We even heard the wild theory that these radio transmission waves could bounce off the atmosphere and return to earth, further lengthening their reach. Unbelievable. We were connected to our vast neighbour to the south — the United States.
So after the evening chores and homework were finished (OK, not always the homework), we’d gather around the radio. David would begin turning the dials. Bizarre sounds emanated from the bread loaf-sized box.
Welding noises, my youngest brother, Ron, would term them later.
We wouldn’t know the station until news time when the announcer would broadcast the call letters and the city, as in: KSTP, St. Paul (Minnesota); KOA, Denver; or KMOX, St. Louis. For some reason, WMAQ, Chicago, resonated with us. Maybe because it was relatively close, but still 1,600 km away. We were enthralled with Chicago. Its Sears Tower, now the Willis Tower, was the tallest building in the world.
It was the home of hockey’s Blackhawks, younger brother Tim added.
We heard great new things and words. Even late at night, they had traffic reports. The Dan Ryan Expressway was always busy — all 14 lanes. Crazy. The Kennedy and Eisenhower Expressways were similarly crowded. The Tri-State Tollway (what is that?) along the western suburbs usually moved freely.
Basswood, our hamlet of 90, had congestion when a tractor pulling a hayrack passed through. I do recall a car’s horn honk once.
And weather reports were so important for Chicagoans’ morning commute (another strange word). The Illinois city on the western shore of Lake Michigan always had sleet in winter, that strange mixture of blowing snow and freezing rain. Sleet meant trouble. Stay tuned. The traffic accident reports would soon follow.
Mom assessed our winter weather by looking at the outside thermometer and checking the sky’s colours and clouds.

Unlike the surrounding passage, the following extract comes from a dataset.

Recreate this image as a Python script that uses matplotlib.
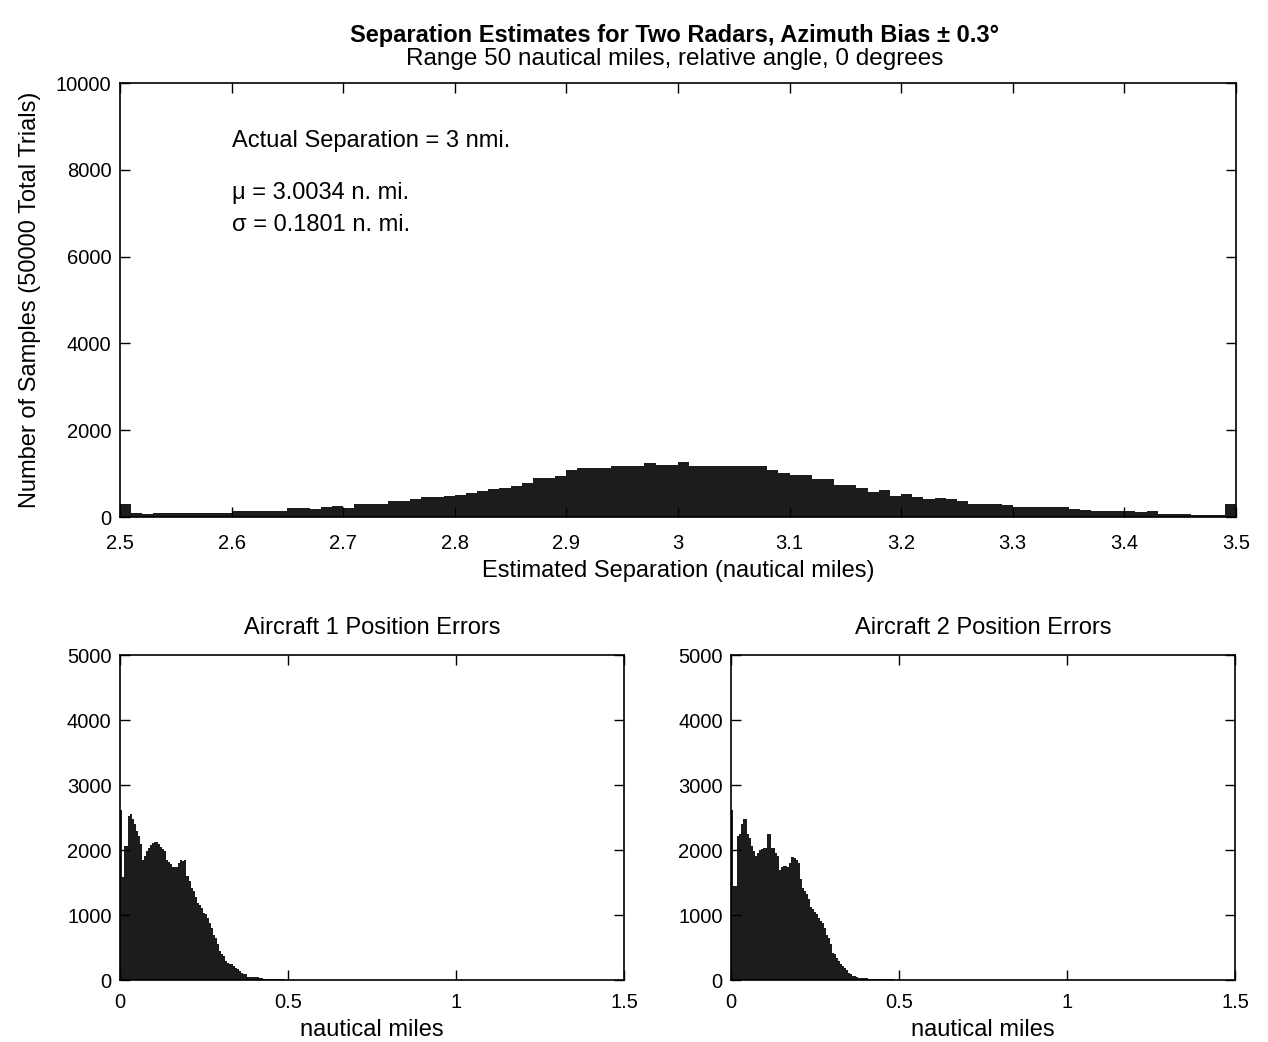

We began to learn the announcers’ names and specialties.
Then David added a twist. He had somehow obtained the WMAQ radio address and wrote them a letter. Two weeks later, a thin wide envelope arrived at our humble post office in the Basswood hardware store. Inside were half a dozen black and white photos of their main on-air personalities.
We were thrilled — and soon in love. Disc jockey (huh?) Ellie Dylan, a young lady with a silky voice, had just come on-board with WMAQ. She had the 7 p.m. to midnight stint. We stared at her 5 by 7-inch glossy photo as she called out names like Kenny Rogers and Dolly Parton.
I found out Miss Ellie Dylan was actually Elinor Angel Helman, who was born in Chattanooga, Tennessee. She had a new name for radio. What’s that about? I didn’t know you could just change your name on a whim.
WMAQ blasted out into 38 states and four Canadian provinces. In the slang of the day, it was a superstation, one of about 12 in the U.S. It was formally a Class A clear channel station sucking up 50,000 watts of power. Whole towns in Illinois likely had their lights flicker when WMAQ powered up.
WMAQ marketers promoted the station. If you answered the phone with “WMAQ is gonna make me rich!” and if it was the radio station calling, they said they’d hand you $10,000 cash. Wow! Never did they say their contest was closed to Canadian farm boys. We never worked up the nerve to answer our family phone that way. However, it was OK to dream about it.
By summer, we brothers were the Chicago experts of Basswood. We knew the freeway names. I looked in an encyclopaedia and discovered the city name meant “wild onions,” which had been found there by the natives. We learned of the adjacent states: Indiana, Iowa, and Wisconsin. We heard of the airports: O’Hare, Midway and Meigs Field. Did “O’Hare” have anything to do with rabbits? I’ll assume we quarrelled over that.
Our debates didn’t matter. We were four boys hearing about a faraway place. And it was a world so big, we could barely imagine it. At 7.2 million people, Chicago and its suburbs (called “Chicagoland”), held more people than Canada’s four western provinces combined. Brandon, at 32,000 citizens, was our big city. There was a great wide world out there. David’s radio presented it.
In September, we were all a grade older at school, and we had more homework. Ellie had lost her allure, it seemed. Perhaps, the 25-year old had a boyfriend, we guessed.
The next June, David graduated from Grade 12 and moved to Alberta. We three still listened to WMAQ, but our cabal of Basswood Brothers had diminished. We didn’t care so much what Chicago Mayor Michael Bilandic did anymore.
However, like a Chicago freeway, life has its twists and turns, and some of them at high speed.
In March 1978 and in Grade 12, a friend and I drove through Chicago and into northwestern Indiana. We checked out a university at Valparaiso. The expressways were familiar in name only. We had no sleet, but it did rain. And about every 15 km, the tollway signs demanded 30 cents.
I fidgeted and found WMAQ, 670 AM on the radio dial. I already knew that Ms. Dylan had departed for New York radio. One story said she followed a boyfriend. In her three years in Chicago, she had helped deliver WMAQ from 17th to first in the ratings.
Chicago was huge. We could see its glow in the sky from the Wisconsin border. Soon we spotted a pierce of light into the sky — the blackish and blocky Sears Tower. It took us two more hours to circumvent the metropolis on the western edge and escape into Indiana.
Yet the city felt vaguely familiar and strangely home. It was like I had somehow experienced it earlier and in my younger days.